For reimplementation: Start with illumos _doprnt, port _dval for MIPS ABI, add hex NaN printing using GETNaNPC, implement %b/%B by modifying %f case, match IRIX flags/extensions. Buffer utils (_dowrite) are comparable.

BSD libc (vfprintf)

BSD (FreeBSD/OpenBSD/NetBSD) uses vfprintf as the core, with differences in organization but shared ANSI logic:

Main loop parses format, handles specifiers in switch; flag bits similar but differently named (PF_ prefixes). Buffered output via __sprint or similar, with padding functions. Integer conversion uses custom loops or strtol; some have bitfield %b (different from IRIX %b). Floating-point via gdtoa or dragon4, NaN as "nan"/"inf" (case-sensitive); no hex payload. No native positional args (BSD extension in some, but not standard). No ' flag for grouping; locale support via LC_NUMERIC but not auto-grouping. Wide support (%lc/%ls); some BSDs have %C as synonym. Extensions like %m (strerror), %D (long), %ll (long long). Long double via %Lf; FP handling portable, no ABI-specific unions like _dval.

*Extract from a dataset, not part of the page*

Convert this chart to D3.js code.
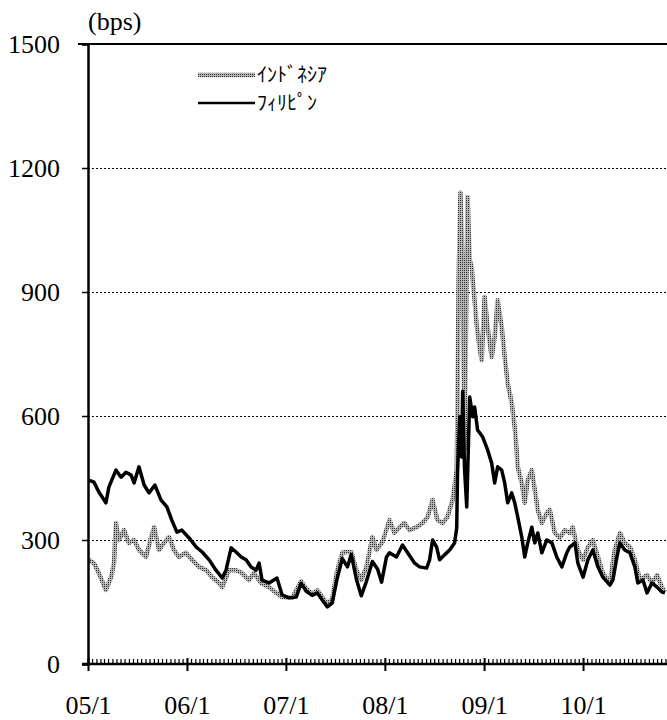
<!DOCTYPE html>
<html>
<head>
<meta charset="utf-8">
<script src="https://cdn.jsdelivr.net/npm/d3@7/dist/d3.min.js"></script>
<style>
  body { margin: 0; background: #fff; }
  svg { display: block; }
  .tick text { font-family: "Liberation Serif", "DejaVu Serif", serif; }
</style>
</head>
<body>
<div id="chart"></div>
<script>
// Sovereign CDS spreads (bps)
var phlDates = ["2005-01-04","2005-01-23","2005-02-10","2005-03-08","2005-03-19","2005-04-14","2005-05-03","2005-05-21",
  "2005-06-09","2005-06-20","2005-07-08","2005-07-27","2005-08-14","2005-09-05","2005-09-27","2005-10-19","2005-11-06",
  "2005-11-25","2005-12-13","2006-01-09","2006-02-04","2006-02-26","2006-03-24","2006-04-18","2006-05-11","2006-05-25",
  "2006-06-13","2006-07-01","2006-07-20","2006-08-07","2006-08-25","2006-09-13","2006-09-24","2006-10-05","2006-10-31",
  "2006-11-29","2006-12-18","2007-01-13","2007-02-08","2007-02-26","2007-03-17","2007-04-08","2007-04-27","2007-05-15",
  "2007-06-03","2007-06-21","2007-07-09","2007-07-28","2007-08-16","2007-08-30","2007-09-18","2007-10-06","2007-10-25",
  "2007-11-16","2007-12-05","2007-12-20","2008-01-07","2008-01-18","2008-02-13","2008-03-06","2008-03-25","2008-04-20",
  "2008-05-08","2008-06-03","2008-06-14","2008-06-25","2008-07-10","2008-07-21","2008-08-08","2008-08-27","2008-09-14",
  "2008-09-22","2008-09-25","2008-10-03","2008-10-10","2008-10-14","2008-10-21","2008-10-29","2008-11-09","2008-11-20",
  "2008-11-27","2008-12-08","2008-12-27","2009-01-14","2009-01-29","2009-02-09","2009-02-20","2009-03-07","2009-03-18",
  "2009-03-29","2009-04-13","2009-04-24","2009-05-05","2009-05-20","2009-05-31","2009-06-11","2009-06-26","2009-07-07",
  "2009-07-18","2009-08-02","2009-08-20","2009-09-08","2009-09-26","2009-10-15","2009-11-02","2009-11-13","2009-12-02",
  "2009-12-13","2010-01-01","2010-01-19","2010-02-06","2010-02-25","2010-03-15","2010-04-10","2010-04-21","2010-05-06",
  "2010-05-17","2010-06-04","2010-06-23","2010-07-11","2010-07-22","2010-08-10","2010-08-25","2010-09-12","2010-10-01",
  "2010-10-19","2010-10-30"];
var phlValues = [445,440,416,390,428,469,452,464,
  457,438,477,433,414,433,397,380,348,
  319,324,305,283,271,252,227,208,227,
  281,271,259,252,235,227,244,203,196,
  208,167,160,162,195,176,166,172,155,
  138,148,207,255,235,265,205,165,200,
  248,230,198,259,269,259,288,269,244,
  235,232,252,300,283,252,264,276,293,
  329,462,598,501,660,470,380,646,598,
  622,566,549,518,486,438,477,469,438,
  390,414,390,356,307,259,293,331,293,
  317,269,300,293,259,235,269,283,293,
  244,210,252,276,235,210,191,203,259,
  293,276,269,235,196,203,172,196,186,
  174,172];

var idnDates = ["2005-01-04","2005-01-23","2005-02-10","2005-03-08","2005-03-27","2005-04-07","2005-04-14","2005-04-25",
  "2005-05-14","2005-06-01","2005-06-20","2005-07-08","2005-08-03","2005-08-22","2005-09-02","2005-09-20","2005-10-08",
  "2005-10-27","2005-11-14","2005-12-02","2005-12-28","2006-01-20","2006-02-15","2006-03-13","2006-04-04","2006-04-29",
  "2006-05-11","2006-06-05","2006-07-01","2006-07-23","2006-08-18","2006-09-05","2006-10-01","2006-10-31","2006-11-26",
  "2006-12-18","2007-01-24","2007-02-26","2007-03-17","2007-04-08","2007-04-27","2007-05-15","2007-06-03","2007-06-21",
  "2007-07-09","2007-07-28","2007-08-12","2007-08-30","2007-09-18","2007-10-06","2007-10-25","2007-11-16","2007-12-01",
  "2007-12-23","2008-01-18","2008-02-05","2008-02-24","2008-03-13","2008-04-01","2008-04-27","2008-05-19","2008-06-07",
  "2008-06-25","2008-07-13","2008-08-01","2008-08-19","2008-09-07","2008-09-22","2008-09-25","2008-09-29","2008-10-06",
  "2008-10-14","2008-10-21","2008-11-01","2008-11-09","2008-11-16","2008-11-20","2008-11-27","2008-12-04","2008-12-15",
  "2008-12-23","2009-01-03","2009-01-14","2009-01-29","2009-02-09","2009-02-20","2009-03-07","2009-03-18","2009-03-29",
  "2009-04-13","2009-04-24","2009-05-01","2009-05-05","2009-05-20","2009-05-31","2009-06-11","2009-06-26","2009-07-07",
  "2009-07-18","2009-08-02","2009-08-20","2009-08-31","2009-09-19","2009-10-07","2009-10-26","2009-11-13","2009-11-24",
  "2009-12-13","2010-01-01","2010-01-19","2010-02-06","2010-02-25","2010-03-15","2010-04-10","2010-04-28","2010-05-17",
  "2010-06-04","2010-06-23","2010-07-11","2010-07-30","2010-08-25","2010-09-12","2010-10-01","2010-10-19","2010-10-30"];
var idnValues = [252,244,220,179,210,244,341,300,
  324,293,300,276,259,307,331,276,293,
  307,276,259,269,252,235,227,210,196,
  186,227,227,220,203,220,196,186,172,
  162,160,200,182,170,178,162,145,158,
  225,269,271,271,227,203,235,307,276,
  295,348,317,331,341,324,331,341,356,
  397,348,341,356,397,469,622,929,1140,
  946,520,1130,977,960,929,880,825,767,
  735,888,815,743,791,880,815,743,680,
  631,573,518,477,438,390,445,469,421,
  373,341,365,373,317,305,324,317,331,
  276,252,283,300,259,220,196,276,317,
  293,283,252,203,215,196,215,186,174];

var yTicks = [0, 300, 600, 900, 1200, 1500];
var gridValues = [300, 600, 900, 1200];
var xTickYears = [2005, 2006, 2007, 2008, 2009, 2010];
var xTickLabels = ["05/1", "06/1", "07/1", "08/1", "09/1", "10/1"];
var seriesNames = ["ｲﾝﾄﾞﾈｼｱ", "ﾌｨﾘﾋﾟﾝ"];

var width = 667, height = 720;
var parseDate = d3.timeParse("%Y-%m-%d");

var svg = d3.select("#chart").append("svg")
    .attr("width", width)
    .attr("height", height);

// stippled grey, like the scanned Indonesia line
var pat = svg.append("defs").append("pattern")
    .attr("id", "stipple")
    .attr("patternUnits", "userSpaceOnUse")
    .attr("width", 2)
    .attr("height", 2);
pat.append("rect").attr("width", 2).attr("height", 2).attr("fill", "#b4b4b4");
pat.append("rect").attr("width", 1).attr("height", 1).attr("fill", "#333");

var x = d3.scaleTime()
    .domain([new Date(2005, 0, 1), new Date(2011, 0, 1)])
    .range([88, 88 + 6 * 99]);

var y = d3.scaleLinear()
    .domain([0, 1500])
    .range([664, 44]);

// dotted gridlines
svg.append("g")
    .selectAll("line")
    .data(gridValues)
    .enter()
    .append("line")
    .attr("x1", x.range()[0])
    .attr("x2", width)
    .attr("y1", function(d) { return Math.round(y(d)) + 0.5; })
    .attr("y2", function(d) { return Math.round(y(d)) + 0.5; })
    .attr("stroke", "#000")
    .attr("stroke-width", 1)
    .attr("stroke-dasharray", "2,2");

// solid top frame at 1500
svg.append("line")
    .attr("x1", 78)
    .attr("x2", width)
    .attr("y1", y(1500))
    .attr("y2", y(1500))
    .attr("stroke", "#000")
    .attr("stroke-width", 2);

// lines
var line = d3.line()
    .x(function(d) { return x(d.date); })
    .y(function(d) { return y(d.value); });

var idn = idnDates.map(function(d, i) { return {date: parseDate(d), value: idnValues[i]}; });
var phl = phlDates.map(function(d, i) { return {date: parseDate(d), value: phlValues[i]}; });

svg.append("path")
    .datum(idn)
    .attr("fill", "none")
    .attr("stroke", "url(#stipple)")
    .attr("stroke-width", 4.5)
    .attr("stroke-linejoin", "round")
    .attr("d", line);

svg.append("path")
    .datum(phl)
    .attr("fill", "none")
    .attr("stroke", "#000")
    .attr("stroke-width", 3.5)
    .attr("stroke-linejoin", "round")
    .attr("d", line);

// y axis
var yAxis = d3.axisLeft(y)
    .tickValues(yTicks)
    .tickSize(6)
    .tickPadding(22)
    .tickFormat(d3.format("d"));

var yg = svg.append("g")
    .attr("transform", "translate(" + x.range()[0] + ",0)")
    .call(yAxis);
yg.select(".domain").attr("stroke-width", 2.5);
yg.selectAll(".tick line").attr("stroke-width", 1.5);
yg.selectAll(".tick text")
    .attr("font-size", 26)
    .attr("fill", "#000");

// x axis: half-month minor ticks pointing up, yearly major ticks crossing
var minorDates = [];
d3.timeMonth.range(x.domain()[0], x.domain()[1]).forEach(function(m) {
    minorDates.push(m, new Date(m.getFullYear(), m.getMonth(), 16));
});

var xAxisMinor = d3.axisBottom(x)
    .tickValues(minorDates)
    .tickSize(-5)
    .tickFormat("");

var xmin = svg.append("g")
    .attr("transform", "translate(0," + y(0) + ")")
    .call(xAxisMinor);
xmin.select(".domain").remove();
xmin.selectAll(".tick line").attr("stroke-width", 1.2);

var xAxis = d3.axisBottom(x)
    .tickValues(xTickYears.map(function(yr) { return new Date(yr, 0, 1); }))
    .tickSize(7)
    .tickPadding(25)
    .tickFormat(function(d, i) { return xTickLabels[i]; });

var xg = svg.append("g")
    .attr("transform", "translate(0," + y(0) + ")")
    .call(xAxis);
xg.select(".domain").remove();
xg.selectAll(".tick line")
    .attr("y1", -6)
    .attr("stroke-width", 2);
xg.selectAll(".tick text")
    .attr("font-size", 26)
    .attr("fill", "#000");

svg.append("line")
    .attr("x1", 82)
    .attr("x2", width)
    .attr("y1", y(0))
    .attr("y2", y(0))
    .attr("stroke", "#000")
    .attr("stroke-width", 2.5);

// unit label
svg.append("text")
    .attr("x", 88)
    .attr("y", 30)
    .attr("font-family", "Liberation Serif, DejaVu Serif, serif")
    .attr("font-size", 26)
    .text("(bps)");

// legend
var legend = svg.append("g");
var legendStrokes = ["url(#stipple)", "#000"];
var legendWidths = [4.5, 2.5];
seriesNames.forEach(function(name, i) {
    var ly = 75 + i * 28;
    legend.append("line")
        .attr("x1", 198)
        .attr("x2", 255)
        .attr("y1", ly)
        .attr("y2", ly)
        .attr("stroke", legendStrokes[i])
        .attr("stroke-width", legendWidths[i]);
    legend.append("text")
        .attr("x", 257)
        .attr("y", ly + 7)
        .attr("font-family", "Noto Sans CJK JP, sans-serif")
        .attr("font-size", 20)
        .text(name);
});
</script>
</body>
</html>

For reimplementation: BSD vfprintf is less similar due to different architecture (no _doprnt), but floating-point (Inf/NaN) and integer logic can be adapted. Add positional support from illumos/IRIX, modify NaN to include hex, implement IRIX extensions. Buffer management differs but portable. Overall, illumos is closer for direct porting due to System V heritage; combine with BSD for modern FP precision if needed. Verify against sources (e.g., illumos-gate doprnt.c, FreeBSD vfprintf.c).